- Wadgera Location in Karnataka, India
- Coordinates: 16°35′11″N 77°05′54″E﻿ / ﻿16.58639°N 77.09833°E
- Country: India
- State: Karnataka
- District: Yadgir
- Taluka: Wadgera
- Established: 2017

Government
- • Type: Panchayati raj (India)
- • Body: Town panchayat
- Elevation: 383 m (1,257 ft)

Population (2011)
- • Total: 9,091+

Languages
- • Official: Kannada
- Time zone: UTC+5:30 (IST)
- Postal code: 585355
- ISO 3166 code: IN-KA
- Vehicle registration: KA
- Website: karnataka.gov.in

= Wadgera, Yadgir =

 Wadgera is a Town panchayat in the southern state of Karnataka, India. Administratively, Wadgera is under the Wadgera Taluka of Yadgir district in Karnataka. Wadgera is 23 km by road south of the town of Yadgir and 39 km by road southeast of the town of Shahapur. The nearest rail station is Narayanpet Road Station and the nearest railhead is in Yadgir.

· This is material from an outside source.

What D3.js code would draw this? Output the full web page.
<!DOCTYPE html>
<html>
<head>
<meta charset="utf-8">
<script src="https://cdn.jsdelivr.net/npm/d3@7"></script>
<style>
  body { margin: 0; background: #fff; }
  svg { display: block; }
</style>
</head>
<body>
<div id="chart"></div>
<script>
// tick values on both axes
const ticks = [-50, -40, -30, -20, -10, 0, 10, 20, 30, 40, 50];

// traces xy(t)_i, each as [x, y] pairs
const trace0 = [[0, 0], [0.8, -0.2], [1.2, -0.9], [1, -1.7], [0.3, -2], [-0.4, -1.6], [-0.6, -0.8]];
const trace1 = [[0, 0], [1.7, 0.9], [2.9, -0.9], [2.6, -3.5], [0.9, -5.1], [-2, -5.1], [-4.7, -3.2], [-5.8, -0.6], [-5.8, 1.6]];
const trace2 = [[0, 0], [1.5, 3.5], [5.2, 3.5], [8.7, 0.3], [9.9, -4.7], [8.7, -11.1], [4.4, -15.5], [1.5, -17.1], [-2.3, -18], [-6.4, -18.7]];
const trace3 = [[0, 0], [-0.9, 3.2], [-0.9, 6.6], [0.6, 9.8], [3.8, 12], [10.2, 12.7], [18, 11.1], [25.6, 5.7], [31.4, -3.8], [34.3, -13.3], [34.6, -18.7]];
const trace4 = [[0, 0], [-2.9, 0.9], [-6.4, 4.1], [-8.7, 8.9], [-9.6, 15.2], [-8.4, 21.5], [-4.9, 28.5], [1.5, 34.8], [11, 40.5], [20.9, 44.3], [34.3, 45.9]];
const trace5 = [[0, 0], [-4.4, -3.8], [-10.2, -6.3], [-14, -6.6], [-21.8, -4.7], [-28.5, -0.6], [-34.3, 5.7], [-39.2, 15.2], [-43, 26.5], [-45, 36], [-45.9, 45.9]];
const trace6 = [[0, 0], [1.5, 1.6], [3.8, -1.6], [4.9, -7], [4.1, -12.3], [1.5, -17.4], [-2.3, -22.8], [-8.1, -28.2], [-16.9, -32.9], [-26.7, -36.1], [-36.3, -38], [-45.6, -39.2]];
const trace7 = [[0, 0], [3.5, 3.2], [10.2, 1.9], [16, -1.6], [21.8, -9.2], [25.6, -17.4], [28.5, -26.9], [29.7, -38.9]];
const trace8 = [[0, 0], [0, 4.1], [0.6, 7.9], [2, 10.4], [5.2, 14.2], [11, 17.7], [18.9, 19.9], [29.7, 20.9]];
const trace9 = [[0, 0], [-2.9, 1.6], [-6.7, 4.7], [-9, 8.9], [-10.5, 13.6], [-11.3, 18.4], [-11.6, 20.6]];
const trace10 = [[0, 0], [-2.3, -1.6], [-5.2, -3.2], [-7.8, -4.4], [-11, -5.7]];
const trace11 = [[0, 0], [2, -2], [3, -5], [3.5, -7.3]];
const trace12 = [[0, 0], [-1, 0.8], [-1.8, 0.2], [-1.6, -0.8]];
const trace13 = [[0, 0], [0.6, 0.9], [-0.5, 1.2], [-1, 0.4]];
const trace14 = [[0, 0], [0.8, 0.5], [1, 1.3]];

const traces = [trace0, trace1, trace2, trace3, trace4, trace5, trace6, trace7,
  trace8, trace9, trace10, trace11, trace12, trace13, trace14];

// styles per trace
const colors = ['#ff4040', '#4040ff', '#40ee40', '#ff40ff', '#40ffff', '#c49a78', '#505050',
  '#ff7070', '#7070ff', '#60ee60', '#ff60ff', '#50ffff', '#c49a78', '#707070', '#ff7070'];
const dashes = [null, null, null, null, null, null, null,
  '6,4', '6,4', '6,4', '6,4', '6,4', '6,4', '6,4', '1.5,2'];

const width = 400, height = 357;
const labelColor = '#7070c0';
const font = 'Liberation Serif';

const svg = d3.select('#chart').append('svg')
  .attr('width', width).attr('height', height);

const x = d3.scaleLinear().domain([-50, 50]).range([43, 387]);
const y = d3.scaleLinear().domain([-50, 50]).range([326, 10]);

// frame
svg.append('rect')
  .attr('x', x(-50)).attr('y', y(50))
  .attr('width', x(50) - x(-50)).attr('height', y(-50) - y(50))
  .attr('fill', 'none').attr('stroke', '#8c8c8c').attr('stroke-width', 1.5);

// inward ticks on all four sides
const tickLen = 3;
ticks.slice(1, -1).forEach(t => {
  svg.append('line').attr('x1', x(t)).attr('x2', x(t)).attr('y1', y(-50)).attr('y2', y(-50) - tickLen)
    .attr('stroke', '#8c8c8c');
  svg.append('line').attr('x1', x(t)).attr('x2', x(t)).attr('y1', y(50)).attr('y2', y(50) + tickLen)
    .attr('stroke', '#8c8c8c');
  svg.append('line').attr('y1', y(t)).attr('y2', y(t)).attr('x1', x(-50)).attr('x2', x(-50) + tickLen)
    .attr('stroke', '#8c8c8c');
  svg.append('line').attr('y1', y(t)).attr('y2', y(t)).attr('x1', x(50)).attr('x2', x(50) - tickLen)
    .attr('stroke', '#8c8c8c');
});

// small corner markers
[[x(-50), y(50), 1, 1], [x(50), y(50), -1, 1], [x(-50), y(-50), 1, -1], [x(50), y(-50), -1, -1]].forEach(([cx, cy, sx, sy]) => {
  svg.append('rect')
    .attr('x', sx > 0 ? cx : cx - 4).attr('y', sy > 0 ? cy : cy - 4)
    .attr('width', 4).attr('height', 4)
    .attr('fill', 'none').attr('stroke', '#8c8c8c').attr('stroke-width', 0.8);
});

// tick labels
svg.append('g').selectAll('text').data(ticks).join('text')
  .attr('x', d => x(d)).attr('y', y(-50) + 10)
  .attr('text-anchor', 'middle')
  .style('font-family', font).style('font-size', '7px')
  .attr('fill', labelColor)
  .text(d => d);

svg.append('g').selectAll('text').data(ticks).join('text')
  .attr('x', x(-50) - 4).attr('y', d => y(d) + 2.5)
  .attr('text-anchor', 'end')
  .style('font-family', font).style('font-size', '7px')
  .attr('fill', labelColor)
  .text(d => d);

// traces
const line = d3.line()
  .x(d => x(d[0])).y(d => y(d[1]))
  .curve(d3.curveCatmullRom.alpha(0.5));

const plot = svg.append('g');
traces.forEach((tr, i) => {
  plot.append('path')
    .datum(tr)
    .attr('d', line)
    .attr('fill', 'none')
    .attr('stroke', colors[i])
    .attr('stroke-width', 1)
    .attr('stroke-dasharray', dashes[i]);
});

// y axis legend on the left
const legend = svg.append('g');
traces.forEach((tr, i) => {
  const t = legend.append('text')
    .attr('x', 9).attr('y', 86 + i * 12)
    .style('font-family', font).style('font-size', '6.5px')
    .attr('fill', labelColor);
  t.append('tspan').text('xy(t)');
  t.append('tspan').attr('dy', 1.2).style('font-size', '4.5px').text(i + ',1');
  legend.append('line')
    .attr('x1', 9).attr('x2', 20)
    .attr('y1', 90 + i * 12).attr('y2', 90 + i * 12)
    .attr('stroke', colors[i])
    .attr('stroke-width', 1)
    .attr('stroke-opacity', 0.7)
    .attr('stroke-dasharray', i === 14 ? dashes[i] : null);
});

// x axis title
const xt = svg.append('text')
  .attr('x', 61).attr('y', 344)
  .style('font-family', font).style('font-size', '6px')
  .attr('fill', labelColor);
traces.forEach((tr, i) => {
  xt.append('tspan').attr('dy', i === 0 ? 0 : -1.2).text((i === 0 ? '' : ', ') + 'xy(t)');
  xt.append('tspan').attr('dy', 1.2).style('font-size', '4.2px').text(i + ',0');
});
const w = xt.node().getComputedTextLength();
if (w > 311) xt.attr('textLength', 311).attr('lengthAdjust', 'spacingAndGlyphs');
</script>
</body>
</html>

There is one village in the gram panchayat: Wadgera.

==Demographics==
As of 2001 India census, Wadgera had a population of 7,349 with 3,652 males and 3,697 females.

==Education==
The government pre-university college at Wadgera has twice been shifted away to other locales.

==Industry==
A 20 MW Solar power plant was constructed at Wadgera in 2018 by Mahindra Susten Pvt. Ltd. It was owned by Hero Future Energies Ltd.